Leah’s quest to be free after living in Oklahoma City leads you not so much on a journey of self-discovery, or even growth, but one sensationalist act after another. Be it watching her, and various other people, do lines of drugs, one after another. Loads of sex. Some with friends, romantic partners, and of course rape for when a movie starts to get really dull and you think your audience is getting complacent, you have to throw in someone breaking the lead’s trust. Thus throwing the viewer into disarray as they try to figure why said character crossed that line.

Yet, none of that is ever explained. In fact, all we know, in total, is Leah is a writing and media arts major. We don’t know why she decided to become one, what she wants to do with her life, or even why she acts as rash as she does. In a way, with the name drop of a Midwestern city, it is like you are to naturally assume she is a small town girl coming to the big apple and letting her freak flag fly. Which, to me, was kind of lazy in terms of storytelling.

For while it is slightly hinted by Katie that maybe Leah was like this before they came to New York to be roommates for school, it isn’t made official. So, among watching Leah spend time with Blue, try to help Blue out of a situation she set in motion, and then see her struggle to do so, it is like we barely get to know this person before us. She is just a girl, one easily replaceable, going through a lot of messed up stuff.

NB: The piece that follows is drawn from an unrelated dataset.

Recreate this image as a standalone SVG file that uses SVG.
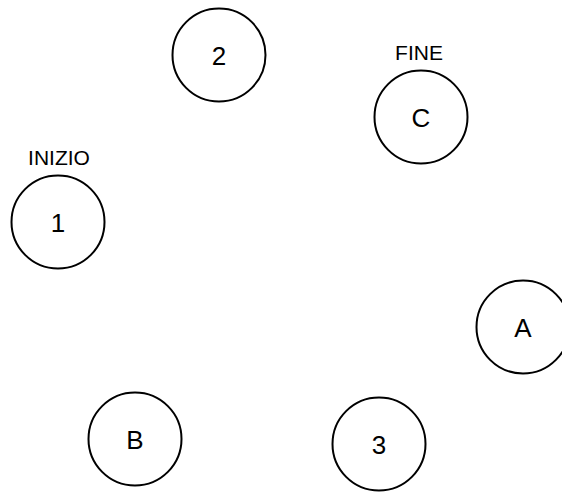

Overall: Mixed (Home Viewing)

This is the type of film in which you have to clap it up for the marketing department. They made something so simple, which pretty much is like a softcore porn with a bit more focus on story, seem like it could really be something more. They get props for that. However, to whoever reads this, know this film isn’t worth getting excited about. Not one of the actors really shine and while it perhaps had potential at first, that light got blown out as soon as Saylor was forced to bear the weight of the movie on her shoulders.